SET EXERCISE:
Set down all of the data that follows word for word, without the images.
────────────────
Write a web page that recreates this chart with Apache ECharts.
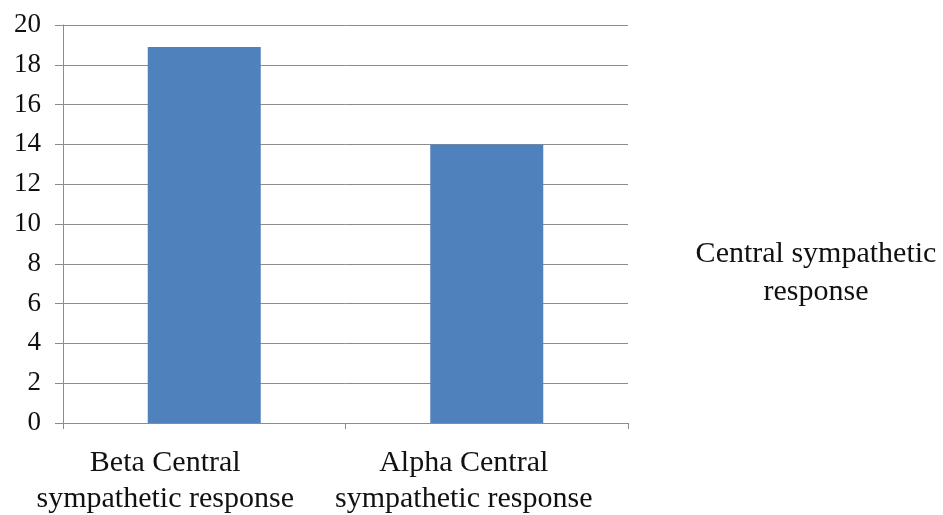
<!DOCTYPE html>
<html>
<head>
<meta charset="utf-8">
<script src="https://cdn.jsdelivr.net/npm/echarts@6/dist/echarts.min.js"></script>
<style>
  html, body { margin: 0; padding: 0; background: #ffffff; }
  #chart { width: 943px; height: 515px; }
</style>
</head>
<body>
<div id="chart"></div>
<script>
// Response categories and their measured values
const categories = ['Beta Central\nsympathetic response', 'Alpha Central\nsympathetic response'];
const responseValues = [18.9, 14];
const seriesName = 'Central sympathetic\nresponse';

const serif = '"Liberation Serif", "DejaVu Serif", serif';
const gridColor = '#8c8c8c';

// Category labels sit a little left of their bars
const labelShift = [39, 23];
const categoryItems = categories.map((name, i) => ({
  value: name,
  textStyle: { padding: [0, labelShift[i] * 2, 0, 0] }
}));

const chart = echarts.init(document.getElementById('chart'));
chart.setOption({
  animation: false,
  backgroundColor: '#ffffff',
  grid: {
    left: 63, right: 315, top: 25, bottom: 92,
    containLabel: false,
    outerBoundsMode: 'none'
  },
  xAxis: {
    type: 'category',
    data: categoryItems,
    axisLine: { show: true, lineStyle: { color: gridColor, width: 1 } },
    axisTick: { show: true, length: 6, lineStyle: { color: gridColor } },
    axisLabel: {
      interval: 0,
      hideOverlap: false,
      color: '#111111',
      fontFamily: serif,
      fontSize: 30,
      lineHeight: 36,
      margin: 22
    }
  },
  yAxis: {
    type: 'value',
    min: 0,
    max: 20,
    interval: 2,
    axisLine: { show: true, lineStyle: { color: gridColor, width: 1 } },
    axisTick: { show: true, length: 8, lineStyle: { color: gridColor } },
    splitLine: { show: true, lineStyle: { color: gridColor, width: 1 } },
    axisLabel: {
      color: '#111111',
      fontFamily: serif,
      fontSize: 27,
      margin: 22
    }
  },
  series: [{
    name: seriesName,
    type: 'bar',
    data: responseValues,
    barWidth: '40%',
    itemStyle: { color: '#4f81bd' }
  }],
  graphic: [{
    type: 'text',
    x: 816,
    y: 235,
    style: {
      text: seriesName,
      textAlign: 'center',
      textVerticalAlign: 'top',
      font: '30px ' + serif,
      lineHeight: 38,
      fill: '#111111'
    }
  }]
});
</script>
</body>
</html>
────────────────
TASK RESPONSE:
Write a web page that recreates this chart with Apache ECharts.
<!DOCTYPE html>
<html>
<head>
<meta charset="utf-8">
<script src="https://cdn.jsdelivr.net/npm/echarts@6/dist/echarts.min.js"></script>
<style>
  html, body { margin: 0; padding: 0; background: #ffffff; }
  #chart { width: 943px; height: 515px; }
</style>
</head>
<body>
<div id="chart"></div>
<script>
// Response categories and their measured values
const categories = ['Beta Central\nsympathetic response', 'Alpha Central\nsympathetic response'];
const responseValues = [18.9, 14];
const seriesName = 'Central sympathetic\nresponse';

const serif = '"Liberation Serif", "DejaVu Serif", serif';
const gridColor = '#8c8c8c';

// Category labels sit a little left of their bars
const labelShift = [39, 23];
const categoryItems = categories.map((name, i) => ({
  value: name,
  textStyle: { padding: [0, labelShift[i] * 2, 0, 0] }
}));

const chart = echarts.init(document.getElementById('chart'));
chart.setOption({
  animation: false,
  backgroundColor: '#ffffff',
  grid: {
    left: 63, right: 315, top: 25, bottom: 92,
    containLabel: false,
    outerBoundsMode: 'none'
  },
  xAxis: {
    type: 'category',
    data: categoryItems,
    axisLine: { show: true, lineStyle: { color: gridColor, width: 1 } },
    axisTick: { show: true, length: 6, lineStyle: { color: gridColor } },
    axisLabel: {
      interval: 0,
      hideOverlap: false,
      color: '#111111',
      fontFamily: serif,
      fontSize: 30,
      lineHeight: 36,
      margin: 22
    }
  },
  yAxis: {
    type: 'value',
    min: 0,
    max: 20,
    interval: 2,
    axisLine: { show: true, lineStyle: { color: gridColor, width: 1 } },
    axisTick: { show: true, length: 8, lineStyle: { color: gridColor } },
    splitLine: { show: true, lineStyle: { color: gridColor, width: 1 } },
    axisLabel: {
      color: '#111111',
      fontFamily: serif,
      fontSize: 27,
      margin: 22
    }
  },
  series: [{
    name: seriesName,
    type: 'bar',
    data: responseValues,
    barWidth: '40%',
    itemStyle: { color: '#4f81bd' }
  }],
  graphic: [{
    type: 'text',
    x: 816,
    y: 235,
    style: {
      text: seriesName,
      textAlign: 'center',
      textVerticalAlign: 'top',
      font: '30px ' + serif,
      lineHeight: 38,
      fill: '#111111'
    }
  }]
});
</script>
</body>
</html>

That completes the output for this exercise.